True.
Many people affectionately refer to dogs as man’s best friend. I’ve grown up with dogs and have always had dogs in my life, so I would wholeheartedly agree with that statement. Dogs provide us with companionship, help seeing-impaired individuals safely navigate streets and sidewalks, and help farmers and ranchers herd sheep and cattle; dogs are also used to locate missing persons and detect things like drugs and bombs (a dog’s sense of smell is estimated to be 10,000 to 100,000 times more sensitive than a human’s). Recently, I had a chance to spend some time with a gentleman (Mike) from England at an outdoor archery range. Mike happened to have epilepsy and always traveled with his dog. I learned that day that Mike’s dog could warn Mike before he was going to have a seizure. Usually the warning (barking) came two to five hours before a seizure occurred, and Mike said his dog was right one hundred percent of the time. I was truly amazed! It now appears that dogs may also start being used to help detect cancer. A study by McCulloch and colleagues (2006) published in the journal Integrative Cancer Therapies examined whether dogs could be trained to detect cancer simply by sniffing someone’s breath. Due to increased oxidative stress, cancer cells emit slightly different waste products than normal cells. The results of the study suggest that dogs can be trained to smell cancer with high degrees of sensitivity and specificity.
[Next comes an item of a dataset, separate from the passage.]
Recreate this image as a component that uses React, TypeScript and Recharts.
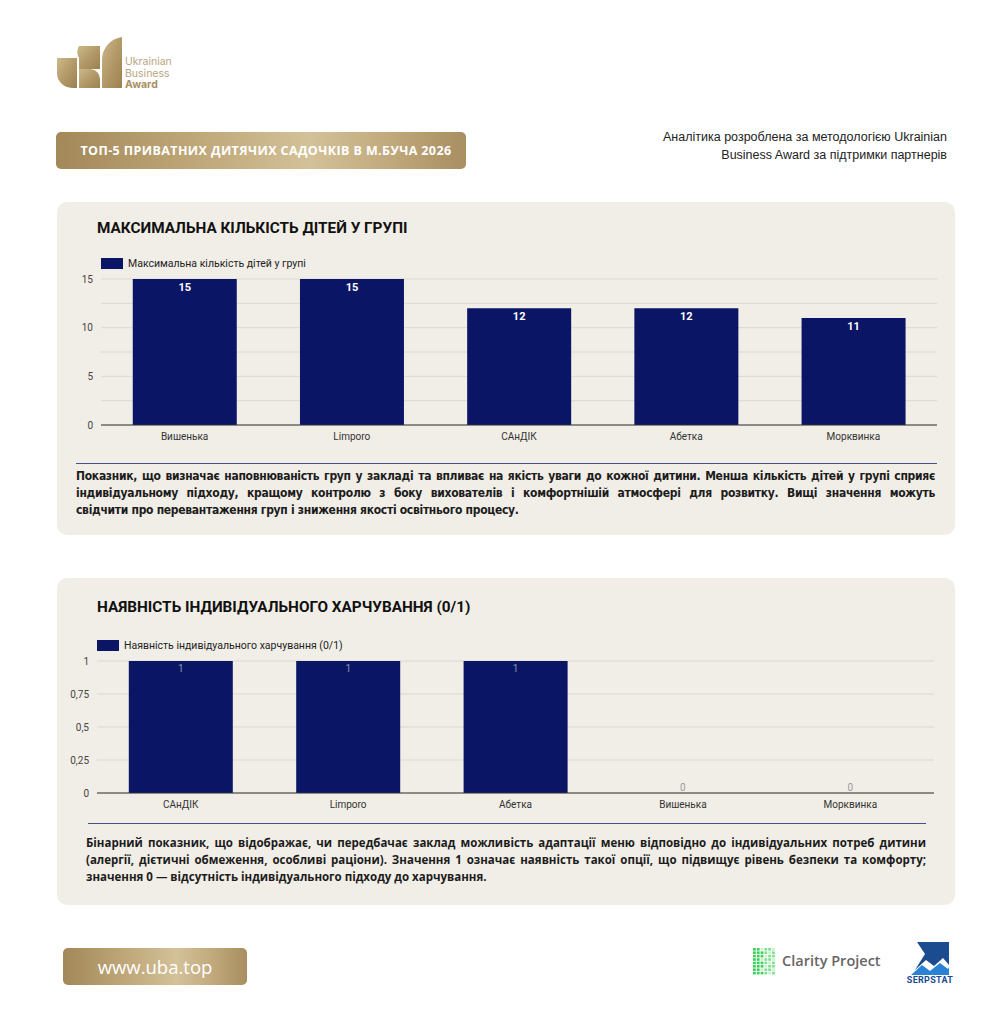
import React from 'react'
import { BarChart, Bar, XAxis, YAxis, CartesianGrid, Legend, LabelList } from 'recharts'

const groupNames = ['Вишенька', 'Limporo', 'САнДІК', 'Абетка', 'Морквинка']
const groupSizes = [15, 15, 12, 12, 11]
const groupTicks = [0, 2.5, 5, 7.5, 10, 12.5, 15]

const foodNames = ['САнДІК', 'Limporo', 'Абетка', 'Вишенька', 'Морквинка']
const foodFlags = [1, 1, 1, 0, 0]
const foodTicks = [0, 0.25, 0.5, 0.75, 1]

const groupLegend = 'Максимальна кількість дітей у групі'
const foodLegend = 'Наявність індивідуального харчування (0/1)'

const groupText = [
  'Показник, що визначає наповнюваність груп у закладі та впливає на якість уваги до кожної дитини. Менша кількість дітей у групі сприяє',
  'індивідуальному підходу, кращому контролю з боку вихователів і комфортнішій атмосфері для розвитку. Вищі значення можуть',
  'свідчити про перевантаження груп і зниження якості освітнього процесу.',
]
const foodText = [
  'Бінарний показник, що відображає, чи передбачає заклад можливість адаптації меню відповідно до індивідуальних потреб дитини',
  '(алергії, дієтичні обмеження, особливі раціони). Значення 1 означає наявність такої опції, що підвищує рівень безпеки та комфорту;',
  'значення 0 — відсутність індивідуального підходу до харчування.',
]

const groupData = groupNames.map((name, i) => ({ name, value: groupSizes[i] }))
const foodData = foodNames.map((name, i) => ({ name, value: foodFlags[i] }))

const NAVY = '#0b1566'
const PANEL = '#f1eee7'
const GRID = '#dcd8d0'
const GOLD = 'linear-gradient(90deg, #a38859 0%, #bfa879 35%, #d3c199 62%, #c2ab7e 80%, #a88e60 100%)'

const abs = (l: number, t: number, extra: React.CSSProperties = {}): React.CSSProperties => ({
  position: 'absolute', left: l, top: t, ...extra,
})

function LegendBox({ text }: { text: string }) {
  return (
    <div style={{ display: 'flex', alignItems: 'center', fontFamily: 'Roboto', fontSize: 10.5, color: '#222', whiteSpace: 'nowrap' }}>
      <span style={{ width: 22, height: 11, background: NAVY, display: 'inline-block', marginRight: 5 }} />
      {text}
    </div>
  )
}

// value labels of the bars that have height (1) sit inside the bar top
function FoodLabel(props: any) {
  const vb = props.viewBox || props
  if (!props.value) return null
  return <text x={vb.x + vb.width / 2} y={vb.y + 11} textAnchor="middle" fontSize={10} fill="#8f94ad">{props.value}</text>
}

// zero values have no bar, so their label comes from a mirrored category axis
function ZeroTick(props: any) {
  const item = foodData.find((d) => d.name === props.payload.value)
  if (!item || item.value !== 0) return null
  return <text x={props.x} y={props.y} dy={6} textAnchor="middle" fontSize={10} fill="#9a9a9a">{item.value}</text>
}

function Paragraph({ lines, left, top, width, font, size, spacing = 0 }: { lines: string[]; left: number; top: number; width: number; font: string; size: number; spacing?: number }) {
  return (
    <div style={abs(left, top, { width, fontFamily: font, fontSize: size, fontWeight: 700, color: '#1c1c1c', lineHeight: '17px', letterSpacing: spacing })}>
      {lines.map((l, i) => (
        <div key={i} style={{ textAlign: 'justify', textAlignLast: i < lines.length - 1 ? 'justify' : 'left', whiteSpace: 'nowrap' }}>{l}</div>
      ))}
    </div>
  )
}

function Logo() {
  const g = 'url(#goldg)'
  return (
    <svg width={140} height={60} style={abs(50, 32)}>
      <defs>
        <linearGradient id="goldg" x1="0" y1="0" x2="1" y2="1">
          <stop offset="0%" stopColor="#cdb98c" />
          <stop offset="50%" stopColor="#b39a68" />
          <stop offset="100%" stopColor="#9c8150" />
        </linearGradient>
      </defs>
      <path d="M7 26 H27 V56 H22 A15 15 0 0 1 7 41 Z" fill={g} />
      <path d="M29 14 H50 V37 H29 V26 A12 12 0 0 1 29 14 Z" fill={g} />
      <path d="M29 37 H40 A10 10 0 0 1 50 47 V56 H29 Z" fill={g} />
      <path d="M52 56 V28 A23 23 0 0 1 72 5 V56 Z" fill={g} />
      <text x={75} y={33} fontFamily="Inter" fontSize={10.5} fill="#b8a57f">Ukrainian</text>
      <text x={75} y={45} fontFamily="Inter" fontSize={10.5} fill="#b8a57f">Business</text>
      <text x={75} y={56} fontFamily="Inter" fontWeight={700} fontSize={10.5} fill="#a98f61">Award</text>
    </svg>
  )
}

function ClarityIcon() {
  const cells = []
  for (let r = 0; r < 8; r++) {
    for (let c = 0; c < 6; c++) {
      const on = (r + c) % 3 !== 2 || c < 2
      cells.push(<rect key={`${r}-${c}`} x={c * 3.8} y={r * 3.4} width={2.8} height={2.6} fill={on ? (c < 3 ? '#3ccf5a' : '#7fe08f') : '#c8f0cf'} />)
    }
  }
  return <svg width={24} height={28} style={abs(753, 948)}>{cells}</svg>
}

function SerpstatLogo() {
  return (
    <svg width={52} height={46} style={abs(903, 939)}>
      <path d="M14 3 H46 V26 L40 19 L31 27 L23 21 L12 31 L22 15 Z" fill="#1b4c8f" />
      <path d="M8 36 L19 26 L27 32 L37 24 L45 30 L46 28 V36 Z" fill="#2a82d6" />
      <text x={27} y={44} textAnchor="middle" fontFamily="Roboto" fontWeight={700} fontSize={9} fill="#1b4c8f" letterSpacing={0.3}>SERPSTAT</text>
    </svg>
  )
}

export default function App() {
  return (
    <div style={{ position: 'absolute', left: 0, top: 0, width: 1004, height: 1024, background: '#fff', overflow: 'hidden', fontFamily: 'Roboto' }}>
      <Logo />

      <div style={abs(56, 132, { width: 410, height: 37, borderRadius: 5, background: GOLD })} />
      <div style={abs(66, 132, { width: 400, height: 37, lineHeight: '37px', textAlign: 'center', color: '#fff', fontFamily: 'Open Sans', fontWeight: 700, fontSize: 12.5, letterSpacing: 0.4 })}>
        ТОП-5 ПРИВАТНИХ ДИТЯЧИХ САДОЧКІВ В М.БУЧА 2026
      </div>

      <div style={abs(580, 128, { width: 367, textAlign: 'right', fontFamily: 'Liberation Sans', fontSize: 12.5, lineHeight: '18px', color: '#222' })}>
        Аналітика розроблена за методологією Ukrainian<br />Business Award за підтримки партнерів
      </div>

      {/* panel 1 */}
      <div style={abs(57, 202, { width: 898, height: 333, borderRadius: 10, background: PANEL })} />
      <div style={abs(97, 218, { fontFamily: 'Roboto', fontWeight: 700, fontSize: 15.3, lineHeight: '20px', color: '#111' })}>
        МАКСИМАЛЬНА КІЛЬКІСТЬ ДІТЕЙ У ГРУПІ
      </div>
      <div style={abs(60, 250)}>
        <BarChart width={900} height={200} data={groupData} margin={{ top: 29, right: 23, bottom: 5, left: 0 }} barCategoryGap="19%" style={{ fontFamily: 'Roboto' }}>
          <CartesianGrid vertical={false} stroke={GRID} />
          <XAxis dataKey="name" axisLine={{ stroke: '#333' }} tickLine={false} height={20} tick={{ fontSize: 10, fill: '#333' }} interval={0} />
          <YAxis domain={[0, 15]} ticks={groupTicks} width={41} axisLine={false} tickLine={false} tick={{ fontSize: 10, fill: '#444' }} tickFormatter={(v: number) => (v % 5 === 0 ? String(v) : '')} />
          <Legend layout="horizontal" verticalAlign="middle" align="center" wrapperStyle={{ top: 7, left: 41, width: 'auto' }} content={() => <LegendBox text={groupLegend} />} />
          <Bar dataKey="value" fill={NAVY} isAnimationActive={false}>
            <LabelList dataKey="value" position="insideTop" offset={4} fill="#fff" fontSize={11} fontWeight={700} />
          </Bar>
        </BarChart>
      </div>
      <div style={abs(76, 463, { width: 861, height: 1, background: '#4a4f85' })} />
      <Paragraph lines={groupText} left={76} top={468} width={859} font="'Liberation Sans Narrow', 'DejaVu Sans Condensed'" size={12} spacing={-0.3} />

      {/* panel 2 */}
      <div style={abs(57, 578, { width: 898, height: 327, borderRadius: 10, background: PANEL })} />
      <div style={abs(97, 597, { fontFamily: 'Roboto', fontWeight: 700, fontSize: 15.3, lineHeight: '20px', color: '#111' })}>
        НАЯВНІСТЬ ІНДИВІДУАЛЬНОГО ХАРЧУВАННЯ (0/1)
      </div>
      <div style={abs(56, 630)}>
        <BarChart width={900} height={188} data={foodData} margin={{ top: 31, right: 22, bottom: 5, left: 0 }} barCategoryGap="19%" style={{ fontFamily: 'Roboto' }}>
          <CartesianGrid vertical={false} stroke={GRID} />
          <XAxis dataKey="name" axisLine={{ stroke: '#333' }} tickLine={false} height={20} tick={{ fontSize: 10, fill: '#333' }} interval={0} />
          <XAxis xAxisId="zero" dataKey="name" mirror axisLine={false} tickLine={false} tick={<ZeroTick />} interval={0} />
          <YAxis domain={[0, 1]} ticks={foodTicks} width={41} axisLine={false} tickLine={false} tick={{ fontSize: 10, fill: '#444' }} tickFormatter={(v: number) => String(v).replace('.', ',')} />
          <Legend layout="horizontal" verticalAlign="middle" align="center" wrapperStyle={{ top: 9, left: 41, width: 'auto' }} content={() => <LegendBox text={foodLegend} />} />
          <Bar dataKey="value" fill={NAVY} isAnimationActive={false}>
            <LabelList dataKey="value" content={FoodLabel} />
          </Bar>
        </BarChart>
      </div>
      <div style={abs(88, 823, { width: 838, height: 1, background: '#4a4f85' })} />
      <Paragraph lines={foodText} left={86} top={834} width={840} font="'Open Sans'" size={11.5} />

      {/* footer */}
      <div style={abs(63, 948, { width: 184, height: 37, borderRadius: 5, background: GOLD, color: '#fff', fontFamily: 'Open Sans', fontSize: 18.5, lineHeight: '37px', textAlign: 'center' })}>
        www.uba.top
      </div>
      <ClarityIcon />
      <div style={abs(782, 951, { fontFamily: 'Open Sans', fontWeight: 600, fontSize: 14.5, color: '#666', lineHeight: '20px' })}>Clarity Project</div>
      <SerpstatLogo />
    </div>
  )
}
The authors concluded that “training was efficient and cancer identification was accurate; in a matter of weeks, ordinary household dogs with only basic behavioral ‘puppy training’ were trained to accurately distinguish breath samples of lung and breast cancer patients from those of controls.” The dogs used for the study were Portuguese water dogs and Labrador retrievers, but the ability to be trained to detect cancer is probably not breed specific.
Reference:
McCulloch, M., Jezierski, T., Broffman, M., Hubbard, A., Turner, K., and Janecki, T. Diagnostic accuracy of canine scent detection in early- and late-stage lung and breast cancers. Integrative Cancer Therapies (2006), Vol 5, pp. 30-39.